Life

Here's Why Boredom Is The Worst Emotion

by Pamela J. Hobart

From the very first time your parents scoffed at an "I'm bored!" complaint until that time you were stuck in a huge line just last week with nothing to do but wait, boredom has probably played an ongoing role in your life. Sure, I know I've claimed that sadness is actually the worst emotion, and before that I said humiliation is the worst emotion. But research suggests that boredom should rank right up there with the worst of them, because it's both unpleasant and unhealthy.

Experimental participants in whom boredom was induced (with a boring video) showed a spike in cortisol, suggesting that you're actually physiologically aroused when you're bored, not physiologically depressed. And that elevated cortisol level is bad news health-wise: cortisol can "interfere with learning and memory, lower immune function and bone density, increase weight gain, blood pressure, cholesterol, heart disease," and more.

Although boredom is certainly not a new emotion, our modern lifestyles may be exacerbating the problem. Compared to the bright colors and constant motion of activities on a smartphone or iPad, other analog entertainment opportunities (pen and paper crossword puzzles, crafting?) seem downright dull. Used to over-scheduled summers, children become more easily bored in the absence of constant planned events — are we just the adult versions of those children now?

Some boredom is a sign that you need help or a change — chronic boredom at home may mean you're depressed, and chronic boredom at work may indicate that it's time for new job. But eating or gaming or texting away every minute of boredom actually keeps you removed from an important feature of the human experience. Bored people are more likely to engage in risky behaviors (such as drug addiction, alcoholism, compulsive gambling, or eating disorders), but, unless you have an actual attention disorder, boredom provides an invitation to voluntarily direct your mental energy towards a worthwhile task.

Apparently, atheists feel bored more frequently than religious people, suggesting that perhaps our boredom levels are tied to whether we feel an overarching purpose in life. Attention problems and boredom at school are reaching epidemic levels as formal education becomes increasingly detached from things students see as relevant to their lives, too. What is your boredom telling you?

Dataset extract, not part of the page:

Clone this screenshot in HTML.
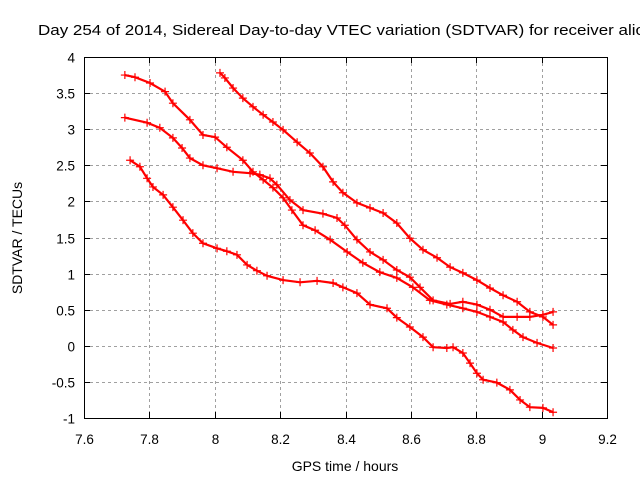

So this winter, when you're stuck indoors, try a little unstructured adult play of your own. Conversation with friends, reading a book, or even just thinking to yourself for a while can go a long way towards taming the attention monsters that our digital age has produced out of us. If you're experiencing a common bout of holiday boredom, try tuning into your family instead of tuning out. At the end of the day, boredom is more about you than it is about the external environment. If you're in a healthy place psychologically and there's not much going on in your surroundings, that's called "relaxation," not "boredom." You should try it sometime.